Tre ore in acqua, con la speranza che qualcuno si accorgesse di loro. Quando li hanno salvati erano in ipotermia, in condizioni di salute precarie. “Piuttosto che tornare in Libia preferiamo morire”, hanno detto a chi gli ha lanciato il giubbotto di salvataggio, a quei soccorritori che hanno messo fine al loro incubo.
I tre sopravvissuti dell’ultima strage del Mediterraneo, un gambiano e due ghanesi, sono ancora sotto shock e si affidano agli interpreti presenti a Lampedusa per raccontare nella loro lingua il viaggio dall’Africa verso l’Europa. “Su quel gommone eravamo in 120, 10 donne, di cui una incinta, e anche un bambino di due mesi – dicono -. Sono morti tutti davanti ai nostri occhi, dispersi in mare mentre il gommone imbarcava acqua”. Quello che stupisce e’ la freddezza con cui parlano delle interminabili ore trascorse sul gommone – almeno 11 – con il pericolo di perdere la vita ogni momento.[irp]

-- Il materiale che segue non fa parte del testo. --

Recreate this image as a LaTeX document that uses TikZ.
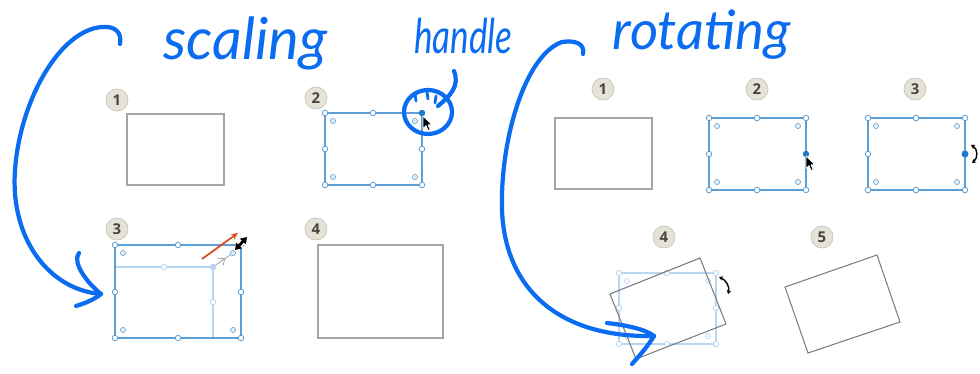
\documentclass[tikz,border=0pt]{standalone}
\usepackage{fontspec}
\usetikzlibrary{arrows.meta,calc}
\definecolor{ink}{RGB}{10,108,240}
\definecolor{sel}{RGB}{92,158,214}
\definecolor{seldark}{RGB}{30,120,205}
\definecolor{lsel}{RGB}{184,214,240}
\definecolor{shapec}{RGB}{165,165,165}
\definecolor{rshape}{RGB}{125,125,125}
\definecolor{bfill}{RGB}{229,227,216}
\definecolor{bdraw}{RGB}{206,204,190}
\definecolor{btext}{RGB}{70,70,65}
\definecolor{orng}{RGB}{214,80,30}
\newfontfamily\badgefont{Open Sans}
\newfontfamily\handfont{Lato}
\tikzset{
  badge/.style={circle,fill=bfill,draw=bdraw,line width=0.5pt,minimum size=0.44cm,inner sep=0pt,
    font=\badgefont\bfseries\fontsize{8.5}{10}\selectfont,text=btext},
  hdl/.style={circle,draw=sel,fill=white,line width=0.45pt,inner sep=0pt,minimum size=0.11cm},
  hdlon/.style={hdl,fill=seldark,draw=seldark},
  lhdl/.style={hdl,draw=lsel},
  lhdlon/.style={lhdl,fill=lsel},
  ctr/.style={circle,draw=sel,line width=0.4pt,inner sep=0pt,minimum size=0.1cm,
    path picture={\fill[sel] (path picture bounding box.center) circle (0.35pt);}},
  lctr/.style={ctr,draw=lsel,path picture={\fill[lsel] (path picture bounding box.center) circle (0.35pt);}},
  shapebox/.style={draw=shapec,line width=0.8pt},
  selbox/.style={draw=sel,line width=0.7pt},
  inkline/.style={draw=ink,line width=2.4pt,line cap=round,line join=round},
  hand/.style={text=ink,inner sep=0pt,font=\handfont\itshape},
  cursorshape/.style={fill=black,draw=white,line width=0.4pt,line join=round},
  rotarrow/.style={draw=black,line width=0.8pt,{Stealth[length=2.2pt,width=2.6pt]}-{Stealth[length=2.2pt,width=2.6pt]}}
}
\begin{document}
\begin{tikzpicture}[x=0.02cm,y=-0.02cm]
\useasboundingbox[fill=white] (0,0) rectangle (980,374);

% ---------------- handwriting ----------------
\node[hand,anchor=base west] (tscal) at (163,60) {\fontsize{33}{36}\selectfont scaling};
\node[hand,anchor=base west] (thand) at (414,54) {\scalebox{0.95}[1.3]{\fontsize{21}{24}\selectfont handle}};
\node[hand,anchor=base west] (trot) at (612,50) {\fontsize{31}{34}\selectfont rotating};

% ---------------- scaling 1 ----------------
\node[badge] (sb1) at (117,100) {1};
\draw[shapebox] (127,114) rectangle (224,185);

% ---------------- scaling 2 ----------------
\node[badge] (sb2) at (316,98) {2};
\draw[selbox] (325,113) rectangle (422,185);
\foreach \n/\x/\y in {a/325/113,b/373/113,c/325/185,d/373/185,e/422/185,f/325/149,g/422/149}
  \node[hdl] (s2\n) at (\x,\y) {};
\node[hdlon] (s2h) at (422,113) {};
\foreach \n/\x/\y in {a/333/121,b/415/121,c/333/177,d/415/177}
  \node[ctr] (s2c\n) at (\x,\y) {};
\begin{scope}[shift={(423,116)}]
  \draw[cursorshape] (0,0) -- (0,12.5) -- (3,9.5) -- (5.2,14.5) -- (7.2,13.6) -- (5,8.8) -- (9,8.8) -- cycle;
\end{scope}
% handle loop
\draw[inkline] (428,112) ellipse [x radius=24, y radius=22];
\coordinate (hl1) at (438,106);
\coordinate (hl2) at (454,71);
\draw[inkline] (hl1) .. controls (450,96) and (460,86) .. (hl2);
\draw[ink,line width=1.6pt,line cap=round] (415,94) -- (416,101) (427,92) -- (428,99) (436,96) -- (435,103);

% ---------------- scaling 3 ----------------
\node[badge] (sb3) at (117,229) {3};
\draw[lsel,line width=0.9pt] (115,267) -- (213,267) -- (213,338);
\draw[selbox] (115,245) rectangle (241,338);
\foreach \n/\x/\y in {a/115/245,b/178/245,c/241/245,d/115/338,e/178/338,f/241/338,g/115/292,h/241/292}
  \node[hdl] (s3\n) at (\x,\y) {};
\foreach \n/\x/\y in {a/123/253,b/233/253,c/123/330,d/233/330}
  \node[ctr] (s3c\n) at (\x,\y) {};
\node[lhdl] (s3i1) at (164,267) {};
\node[lhdl] (s3i2) at (213,302) {};
\node[lhdlon] (s3i) at (213,267) {};
\draw[gray!70,line width=0.5pt,-{Straight Barb[length=3pt,width=5pt]}] (s3i) -- ($(s3i)!0.62!(s3cb)$);
\draw[gray!70,line width=0.5pt] ($(s3i)!0.6!(s3cb)$) -- (s3cb);
\coordinate (oa) at (202,259);
\coordinate (ob) at (238,233);
\draw[orng,line width=1pt,-{Stealth[length=4pt,width=3.5pt]}] (oa) -- (ob);
\coordinate (da) at (235,250);
\coordinate (db) at (247,237);
\draw[white,line width=3pt,{Triangle[length=4.5pt,width=5.5pt]}-{Triangle[length=4.5pt,width=5.5pt]}] (da) -- (db);
\draw[black,line width=1.6pt,{Triangle[length=3.5pt,width=4.5pt]}-{Triangle[length=3.5pt,width=4.5pt]}] (da) -- (db);

% ---------------- scaling 4 ----------------
\node[badge] (sb4) at (316,229) {4};
\draw[shapebox] (318,245) rectangle (443,338);

% ---------------- rotating 1 ----------------
\node[badge] (rb1) at (603,89) {1};
\draw[shapebox] (555,118) rectangle (652,189);

% ---------------- rotating 2 ----------------
\node[badge] (rb2) at (757,89) {2};
\draw[selbox] (709,118) rectangle (806,190);
\foreach \n/\x/\y in {a/709/118,b/757/118,c/806/118,d/709/190,e/757/190,f/806/190,g/709/154}
  \node[hdl] (r2\n) at (\x,\y) {};
\node[hdlon] (r2h) at (806,154) {};
\foreach \n/\x/\y in {a/717/126,b/798/126,c/717/182,d/798/182}
  \node[ctr] (r2c\n) at (\x,\y) {};
\begin{scope}[shift={(806,156)}]
  \draw[cursorshape] (0,0) -- (0,12.5) -- (3,9.5) -- (5.2,14.5) -- (7.2,13.6) -- (5,8.8) -- (9,8.8) -- cycle;
\end{scope}

% ---------------- rotating 3 ----------------
\node[badge] (rb3) at (915,89) {3};
\draw[selbox] (868,118) rectangle (965,190);
\foreach \n/\x/\y in {a/868/118,b/916/118,c/965/118,d/868/190,e/916/190,f/965/190,g/868/154}
  \node[hdl] (r3\n) at (\x,\y) {};
\node[circle,fill=seldark,inner sep=0pt,minimum size=0.14cm] (r3h) at (965,154) {};
\foreach \n/\x/\y in {a/876/126,b/957/126,c/876/182,d/957/182}
  \node[ctr] (r3c\n) at (\x,\y) {};
\coordinate (ra1) at (971,145);
\coordinate (ra2) at (972,163);
\draw[rotarrow] (ra1) .. controls (978,149) and (978,158) .. (ra2);

% ---------------- rotating 4 ----------------
\node[badge] (rb4) at (664,237) {4};
\draw[lsel,line width=0.6pt] (619,273) rectangle (716,344);
\foreach \n/\x/\y in {a/619/273,b/667/273,c/716/273,d/619/344,e/667/344,f/716/344,g/619/308,h/716/308}
  \node[lhdl] (r4\n) at (\x,\y) {};
\foreach \n/\x/\y in {a/627/281,b/708/281,c/627/336,d/708/336}
  \node[lctr] (r4c\n) at (\x,\y) {};
\coordinate (q1) at (610,294);
\coordinate (q2) at (700,258);
\coordinate (q3) at (726,324);
\coordinate (q4) at (636,359);
\draw[rshape,line width=0.6pt] (q1) -- (q2) -- (q3) -- (q4) -- cycle;
\coordinate (rb1a) at (719,277);
\coordinate (rb2a) at (728,294);
\draw[rotarrow] (rb1a) .. controls (726,280) and (730,287) .. (rb2a);

% ---------------- rotating 5 ----------------
\node[badge] (rb5) at (822,237) {5};
\coordinate (p1) at (785,287);
\coordinate (p2) at (877,255);
\coordinate (p3) at (900,322);
\coordinate (p4) at (808,353);
\draw[rshape,line width=0.6pt] (p1) -- (p2) -- (p3) -- (p4) -- cycle;

% ---------------- hand-drawn arrows ----------------
\coordinate (la) at (120,44);
\coordinate (lb) at (101,294);
\draw[inkline] (la) .. controls (122,32) and (115,26) .. (102,27)
  .. controls (60,30) and (20,100) .. (15,170)
  .. controls (10,240) and (50,290) .. (lb);
\draw[inkline] (79,253) .. controls (72,262) and (86,282) .. (lb)
  .. controls (95,299) and (86,303) .. (76,306);
\coordinate (ra) at (583,54);
\coordinate (rb) at (654,336);
\draw[inkline] (ra) .. controls (585,44) and (576,40) .. (562,42)
  .. controls (525,55) and (500,140) .. (502,210)
  .. controls (505,290) and (560,338) .. (rb);
\draw[inkline] (607,323) .. controls (625,325) and (645,329) .. (rb)
  .. controls (648,346) and (640,355) .. (632,364);
\end{tikzpicture}
\end{document}
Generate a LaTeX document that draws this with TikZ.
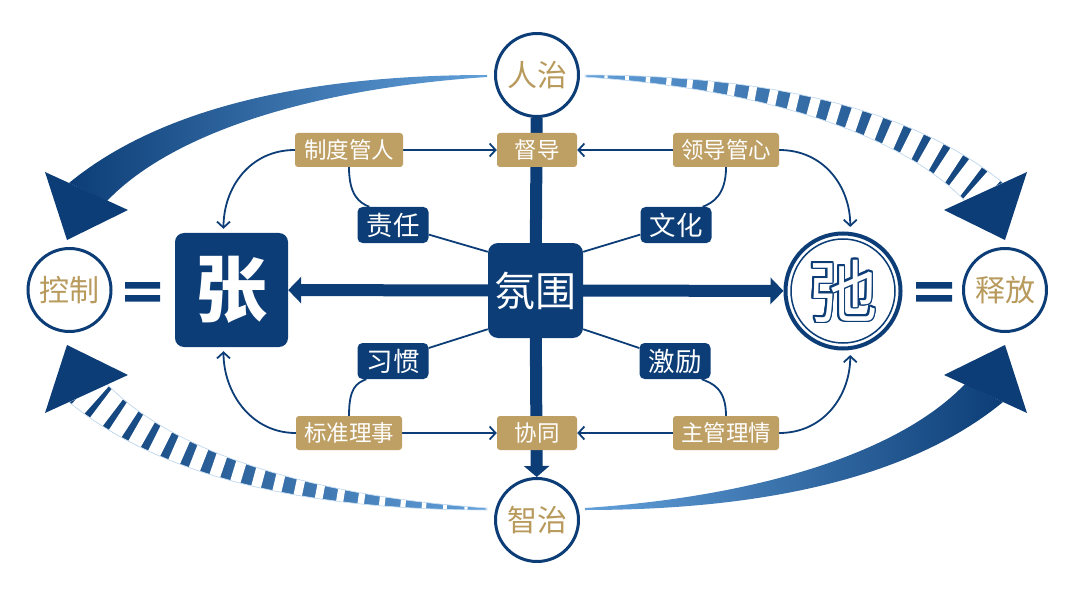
\documentclass[tikz,border=0pt]{standalone}
\usepackage{fontspec}
\setmainfont{Noto Sans CJK SC}
\usetikzlibrary{arrows.meta, decorations.markings, backgrounds}
\definecolor{navy}{HTML}{0C3D76}
\definecolor{gold}{HTML}{BE9F64}
\definecolor{goldtext}{HTML}{B89A5C}
\definecolor{skyblue}{HTML}{62A0DA}

% sweep arrow of the top left corner, around the centre of the picture
\newcommand{\sweepshaft}{(-49,-217.5) .. controls (-206,-217.5) and (-366,-192.5) .. (-467,-109.5) -- (-429,-91.5) .. controls (-361,-162.5) and (-216,-204.5) .. (-49,-215.5) -- cycle}
\newcommand{\sweephead}{(-491,-120.5) -- (-469,-52.5) -- (-408,-82.5) -- cycle}
\newcommand{\sweepmid}{(-49,-216.5) .. controls (-211,-211) and (-363.5,-177.5) .. (-448,-100.5)}

\begin{document}
\begin{tikzpicture}[x=1pt, y=-1pt,
    ring/.style={circle, draw=navy, line width=3pt, fill=white, minimum size=83pt, inner sep=0pt, text=goldtext, font=\fontsize{30}{30}\selectfont},
    goldbox/.style={rectangle, rounded corners=3pt, fill=gold, text=white, minimum height=34pt, inner sep=0pt, font=\fontsize{22.5}{22.5}\selectfont},
    navybox/.style={rectangle, rounded corners=5pt, fill=navy, text=white, minimum width=71pt, minimum height=36pt, inner sep=0pt, font=\fontsize{26.5}{26.5}\selectfont},
    bar/.style={navy, line width=12pt},
    link/.style={navy, line width=1.8pt},
    linkarrow/.style={link, -{Straight Barb[length=6pt, width=13pt]}},
    stripes/.style={decorate, decoration={markings, mark=between positions 0 and 1 step 21pt with {
        \pgfmathsetmacro{\gaphalf}{1.2+6.8*\pgfkeysvalueof{/pgf/decoration/mark info/distance from start}/\pgfdecoratedpathlength}
        \fill[white] (-\gaphalf pt,-40pt) rectangle (\gaphalf pt,40pt);}}}]
    \useasboundingbox (0,0) rectangle (1080,591);

    % circles
    \node[ring] (renzhi) at (537,75) {人治};
    \node[ring] (zhizhi) at (537,520) {智治};
    \node[ring] (kongzhi) at (69.5,290) {控制};
    \node[ring] (shifang) at (1005,290) {释放};

    % main blocks
    \node[rectangle, rounded corners=9pt, fill=navy, minimum width=113pt, minimum height=114pt, inner sep=0pt, text=white, font=\bfseries\fontsize{72}{72}\selectfont] (zhang) at (231.5,290) {张};
    \node[rectangle, rounded corners=10pt, fill=navy, minimum size=95pt, inner sep=0pt, text=white, font=\fontsize{41}{41}\selectfont] (fenwei) at (535.5,290.5) {氛围};
    \node[circle, draw=navy, line width=4pt, fill=white, minimum size=115pt, inner sep=0pt] (chi) at (843,291) {};
    \draw[navy, line width=1.5pt] (chi.center) circle (52);
    \foreach \a in {0,22.5,...,337.5}
        \node[text=navy, font=\fontsize{68}{68}\selectfont] at ([shift={(\a:1.8)}]chi.center) {弛};
    \node[text=white, font=\fontsize{68}{68}\selectfont] (chitext) at (chi.center) {弛};

    % gold labels
    \node[goldbox, minimum width=80pt] (dudao) at (537,150) {督导};
    \node[goldbox, minimum width=80pt] (xietong) at (537,433) {协同};
    \node[goldbox, minimum width=108pt] (zhidu) at (349,150) {制度管人};
    \node[goldbox, minimum width=106pt] (lingdao) at (726,150) {领导管心};
    \node[goldbox, minimum width=106pt] (biaozhun) at (349,433) {标准理事};
    \node[goldbox, minimum width=106pt] (zhuguan) at (726,433) {主管理情};

    % navy labels
    \node[navybox] (zeren) at (393,225) {责任};
    \node[navybox] (wenhua) at (676,225) {文化};
    \node[navybox] (xiguan) at (393,361) {习惯};
    \node[navybox] (jili) at (675,361) {激励};

    % equal signs
    \fill[navy] (125,282) rectangle (160,288.5) (125,295) rectangle (160,301.5);
    \fill[navy] (916,282) rectangle (952,288.5) (916,295) rectangle (952,301.5);

    \begin{scope}[on background layer]
        % cross of bars
        \draw[bar] (renzhi) -- (fenwei);
        \draw[bar, -{Triangle[length=11pt, width=25pt]}] (fenwei) -- (zhizhi);
        \draw[bar, -{Triangle[length=13pt, width=26pt]}] (fenwei) -- (zhang);
        \draw[bar, -{Triangle[length=13pt, width=26pt]}] (fenwei) -- (chi);

        % links
        \draw[linkarrow] (zhidu) -- (dudao);
        \draw[linkarrow] (lingdao) -- (dudao);
        \draw[linkarrow] (biaozhun) -- (xietong);
        \draw[linkarrow] (zhuguan) -- (xietong);
        \draw[linkarrow, shorten >=4pt] (zhidu.west) .. controls +(-45,0) and +(0,-45) .. ([xshift=-8pt]zhang.north);
        \draw[linkarrow, shorten >=4pt] (biaozhun.west) .. controls +(-45,0) and +(0,45) .. ([xshift=-8pt]zhang.south);
        \draw[linkarrow, shorten >=5pt] (lingdao.east) .. controls +(45,0) and +(0,-45) .. (chi.83);
        \draw[linkarrow, shorten >=5pt] (zhuguan.east) .. controls +(45,0) and +(0,45) .. (chi.-83);
        \draw[link] (zhidu.south) .. controls +(0,28) and +(-10,-4) .. ([xshift=12pt]zeren.north west);
        \draw[link] (lingdao.south) .. controls +(0,28) and +(10,-4) .. ([xshift=-9pt]wenhua.north east);
        \draw[link] (biaozhun.north) .. controls +(0,-28) and +(-10,4) .. ([xshift=9pt]xiguan.south west);
        \draw[link] (zhuguan.north) .. controls +(0,-28) and +(10,4) .. ([xshift=-9pt]jili.south east);
        \draw[link] (zeren.-15) -- ([yshift=-9pt]fenwei.north west);
        \draw[link] (wenhua.195) -- ([yshift=-9pt]fenwei.north east);
        \draw[link] (xiguan.20) -- ([yshift=9pt]fenwei.south west);
        \draw[link] (jili.160) -- ([yshift=9pt]fenwei.south east);

        % sweeping arrows round the outside
        \begin{scope}[shift={(536,292.5)}]
            \shade[left color=navy, right color=skyblue] \sweepshaft;
            \fill[navy] \sweephead;
            \begin{scope}[xscale=-1, yscale=-1]
                \shade[left color=skyblue, right color=navy] \sweepshaft;
                \fill[navy] \sweephead;
            \end{scope}
            \foreach \sx/\sy/\lc/\rc in {-1/1/skyblue/navy, 1/-1/navy/skyblue} {
                \begin{scope}[xscale=\sx, yscale=\sy]
                    \begin{scope}
                        \clip \sweepshaft;
                        \shade[left color=\lc, right color=\rc] \sweepshaft;
                        \path[stripes] \sweepmid;
                    \end{scope}
                    \draw[skyblue!35, line width=0.7pt] \sweepshaft;
                    \fill[navy] \sweephead;
                \end{scope}
            }
        \end{scope}
    \end{scope}
\end{tikzpicture}
\end{document}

“Preferiamo rischiare la morte che tornare in Libia”, raccontano mentre nei loro occhi scorrono le immagini dei drammatici momenti delle violenze, degli abusi, degli stupri prima di imbarcarsi alla volta del Vecchio Continente. “A chi riesce a eludere i blocchi e a partire – sottolineano – non interessa affatto la possibilita’ di morire”. Gran parte dei migranti che erano sul gommone, raccontano, erano sudanesi. “In quaranta venivano da li’ – spiegano -, gli altri dall’Africa occidentale”. Nessuno di loro indossava giubbotti di salvataggio. “Da anni – ribadiscono i soccorritori – non vengono forniti. Chi riesce li compra, gli altri, per lo piu’ africani, restano senza”. Ora, a Lampedusa, i ragazzi provano a ripartire, presi in cura dai medici che costantemente ne tengono sotto controllo le loro condizioni di salute. Oggi sono migliorati ed e’ stato scongiurato il ricovero in ospedale.